Shropshire Council came under fire last year after announcing it had paid £3.3m to PricewaterhouseCoopers (PwC) to provide consultancy services in its bid to restructure services and reduce costs, but insisted they were a key component in delivering savings of around £40m for the authority in this year’s budget.

The authority’s medium-term financial strategy, which sets out broader fiscal objectives for Shropshire Council for the next five years, will be discussed alongside the budget for the coming financial year at this week’s full council meeting.

The document outlines that savings achieved by PwC must be greater than the cost of engaging with the firm.

Gwilym Butler, Shropshire Council’s cabinet member for finance said the expertise provided by PwC had been “key” to the authority delivering record levels of cost savings.

“They have supported seven substantial projects so far, which have helped achieve savings of over £40m in this financial year, more than we have ever made before. The expertise of an external partner with a track record of making sustainable, strategic improvements has been key to this success,” he said.

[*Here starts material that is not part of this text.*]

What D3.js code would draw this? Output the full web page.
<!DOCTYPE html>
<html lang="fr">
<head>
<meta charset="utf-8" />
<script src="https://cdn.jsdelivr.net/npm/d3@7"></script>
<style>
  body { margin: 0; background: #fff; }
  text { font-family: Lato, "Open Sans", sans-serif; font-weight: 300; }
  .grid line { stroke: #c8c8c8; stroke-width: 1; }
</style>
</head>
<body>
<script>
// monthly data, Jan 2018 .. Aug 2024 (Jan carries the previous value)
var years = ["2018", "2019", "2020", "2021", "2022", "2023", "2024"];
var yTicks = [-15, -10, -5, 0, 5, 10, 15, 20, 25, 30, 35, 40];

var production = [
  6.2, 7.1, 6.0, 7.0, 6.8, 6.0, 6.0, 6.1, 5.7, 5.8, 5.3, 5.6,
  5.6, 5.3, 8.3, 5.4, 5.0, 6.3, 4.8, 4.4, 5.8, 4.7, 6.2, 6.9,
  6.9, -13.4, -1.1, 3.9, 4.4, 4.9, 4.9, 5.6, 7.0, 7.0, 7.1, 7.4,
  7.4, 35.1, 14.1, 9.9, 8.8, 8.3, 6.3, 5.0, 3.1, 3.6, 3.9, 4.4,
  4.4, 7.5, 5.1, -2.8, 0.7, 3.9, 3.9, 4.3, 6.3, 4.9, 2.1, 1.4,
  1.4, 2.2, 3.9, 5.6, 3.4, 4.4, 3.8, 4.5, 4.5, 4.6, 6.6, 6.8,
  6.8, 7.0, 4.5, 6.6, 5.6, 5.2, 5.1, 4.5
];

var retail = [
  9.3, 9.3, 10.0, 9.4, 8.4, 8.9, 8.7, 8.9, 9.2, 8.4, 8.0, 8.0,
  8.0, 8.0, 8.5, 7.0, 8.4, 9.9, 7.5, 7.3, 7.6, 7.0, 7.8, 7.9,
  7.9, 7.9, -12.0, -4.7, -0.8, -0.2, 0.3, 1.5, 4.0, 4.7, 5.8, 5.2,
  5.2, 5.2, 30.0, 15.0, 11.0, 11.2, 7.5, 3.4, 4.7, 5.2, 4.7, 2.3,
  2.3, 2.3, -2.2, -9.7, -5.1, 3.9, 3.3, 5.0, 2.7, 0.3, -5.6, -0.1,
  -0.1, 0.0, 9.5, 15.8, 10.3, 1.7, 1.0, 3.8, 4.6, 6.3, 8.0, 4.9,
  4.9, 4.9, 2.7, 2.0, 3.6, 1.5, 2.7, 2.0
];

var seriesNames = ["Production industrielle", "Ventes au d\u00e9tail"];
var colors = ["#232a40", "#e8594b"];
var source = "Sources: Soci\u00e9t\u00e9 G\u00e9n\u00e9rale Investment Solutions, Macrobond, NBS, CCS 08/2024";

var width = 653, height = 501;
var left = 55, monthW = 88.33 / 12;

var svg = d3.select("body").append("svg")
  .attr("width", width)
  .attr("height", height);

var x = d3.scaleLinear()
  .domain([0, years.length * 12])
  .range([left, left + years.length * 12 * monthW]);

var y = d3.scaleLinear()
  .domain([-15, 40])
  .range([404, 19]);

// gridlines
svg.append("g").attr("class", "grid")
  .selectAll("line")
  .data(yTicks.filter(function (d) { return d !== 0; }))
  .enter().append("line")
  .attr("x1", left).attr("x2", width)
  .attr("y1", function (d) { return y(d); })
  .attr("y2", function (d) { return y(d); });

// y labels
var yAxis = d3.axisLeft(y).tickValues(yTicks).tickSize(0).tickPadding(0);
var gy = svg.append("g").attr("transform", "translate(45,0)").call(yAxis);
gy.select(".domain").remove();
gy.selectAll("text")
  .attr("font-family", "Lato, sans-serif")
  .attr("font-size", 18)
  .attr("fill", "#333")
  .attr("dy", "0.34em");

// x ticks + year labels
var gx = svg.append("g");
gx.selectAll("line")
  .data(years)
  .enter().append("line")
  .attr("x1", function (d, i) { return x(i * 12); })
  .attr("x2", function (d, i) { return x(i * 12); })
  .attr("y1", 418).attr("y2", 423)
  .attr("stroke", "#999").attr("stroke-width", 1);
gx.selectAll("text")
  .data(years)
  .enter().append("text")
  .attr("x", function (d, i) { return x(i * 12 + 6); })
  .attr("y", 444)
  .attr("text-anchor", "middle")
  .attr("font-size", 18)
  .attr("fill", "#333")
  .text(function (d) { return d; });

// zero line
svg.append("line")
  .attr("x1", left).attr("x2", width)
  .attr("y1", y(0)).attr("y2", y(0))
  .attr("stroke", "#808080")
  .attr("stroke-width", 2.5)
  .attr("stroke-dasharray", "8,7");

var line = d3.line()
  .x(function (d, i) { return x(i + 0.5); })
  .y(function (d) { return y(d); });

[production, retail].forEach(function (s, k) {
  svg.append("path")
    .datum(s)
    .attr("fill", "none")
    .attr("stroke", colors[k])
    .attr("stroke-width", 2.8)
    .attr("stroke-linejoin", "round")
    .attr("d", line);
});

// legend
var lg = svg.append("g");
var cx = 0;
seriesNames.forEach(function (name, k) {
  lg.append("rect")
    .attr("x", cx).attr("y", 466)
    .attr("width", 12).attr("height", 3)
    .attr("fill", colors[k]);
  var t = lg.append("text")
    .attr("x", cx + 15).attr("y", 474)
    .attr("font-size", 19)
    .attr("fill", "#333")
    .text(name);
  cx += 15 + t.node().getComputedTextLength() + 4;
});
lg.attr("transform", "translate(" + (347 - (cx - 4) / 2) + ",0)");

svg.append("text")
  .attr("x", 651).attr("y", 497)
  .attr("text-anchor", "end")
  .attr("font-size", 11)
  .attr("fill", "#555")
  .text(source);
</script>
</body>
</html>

“These include a project to introduce new technology into our contact centre to answer simple queries more speedily, 24 hours a day and another project to remodel and enhance services that reduce the time people take to recover after being discharged from hospital.

“However, the demand and cost for our services has continued to grow and we now face an even bigger challenge, like councils all over the UK. Our rural geography and older than average population adds to this challenge and we now know that we must find £62m in the next financial year. ”

Councillor Butler said the council was facing “very difficult decisions” in its budget plans for next year.

“There is no room for error in our budget plans for 2024/25 and investing in the proven guidance of our transformation partners will help to ensure every tough decision we make is the right one to secure a financially sustainable future for Shropshire Council,” he added.

A report from the council’s Transformation Task and Finish Group also set to go before full council this week recommends that the council continues to develop its work with PwC by “tactically utilising their access to skills and knowledge that the council does not have in house, to help transform services.”

The report added that cost-savings projects were initially conceived by PWC, although Shropshire Council retained decision making authority over them.

PwC declined to respond, saying that it was unable to comment on work being delivered for its clients.

The report and budget proposals will be put forward to a full meeting of Shropshire Council on Thursday, February 29.